Share your emotions with friends

Emotions
Show your emotions

We are supposed to support our friends in good and difficult situations. At the same time your friends are their to do the same for you.

If you are not happy with something, be sure to tell them clearly, so there are no misunderstandings. For example when you meet with your friends at the place of one of them at 8 pm. Let’s say it’s a 30 min drive there, at 7:45 they decide to move the location of the meetup. This would mean that you have to drive back. Having this happen once is no problem, but it shouldn’t become a habit.

It is one of the blessings of old friends that you can afford to be stupid with them. – Ralph Waldo Emerson

Instead of just silently accepting your friends to change a meeting last minute, be clear to them that it shouldn’t happen at a frequent basis. Your time is equally important as theirs. Ask them to let you know maximum about 10 mins before you would normally leave your house. This way you might have not seen it before you step in your car. But atleast there is the possibility that you see it in time, so that you don’t have to waste your time and start the evening in a bad way.
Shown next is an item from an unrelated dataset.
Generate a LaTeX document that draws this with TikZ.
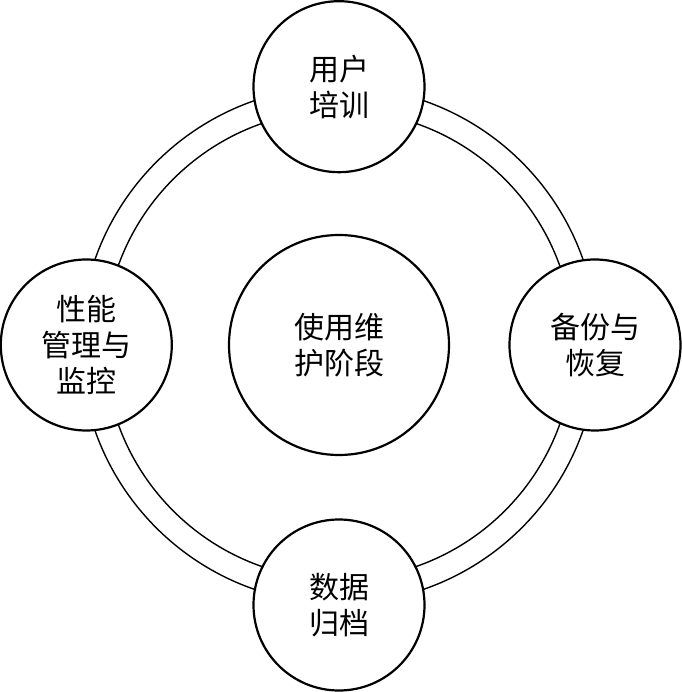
\documentclass[tikz,border=0pt]{standalone}
\usepackage{fontspec}
\setmainfont{Noto Sans CJK SC}

\begin{document}
\begin{tikzpicture}[x=1pt,y=1pt,
	phase/.style={circle,draw,line width=2.2pt,fill=white,minimum size=171pt,inner sep=0pt,align=center,font=\fontsize{30}{36}\selectfont},
	core/.style={phase,minimum size=220pt},
	ring/.style={line width=1.4pt}]
		\useasboundingbox (-339,-347) rectangle (342,345);
		
		\draw[ring] (0,0) circle (258.5);
		\draw[ring] (0,0) circle (234.5);
		
		\node[core] at (0,0) (use) {使用维\\护阶段};
		
		\node[phase] at (0,258.3) (train) {用户\\培训};
		\node[phase] at (256,0) (backup) {备份与\\恢复};
		\node[phase] at (0,-260) (archive) {数据\\归档};
		\node[phase] at (-252.7,0) (perf) {性能\\管理与\\监控};
	\end{tikzpicture}
\end{document}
The best friendships have lines everyone knows not to pass. The benefit of being friends is that someone surpasses the line and is honest about it forgiveness is easier given than to someone else. Another benefit is that the lines can be solid all the time, but can be deviated from depending on the situation. An example is not allowing people to let you wait. Your friend that is always on time or even early all the time can has a day that he or she is late. Without even saying anything you know that it must have been caused by external situations or your friend had “one of those days”.

Just like friendships themselves the lines you set out are giving and taking. If you pass a line you know your friend will likely forgive you, yet don’t forget about it, because at some point they will do the same.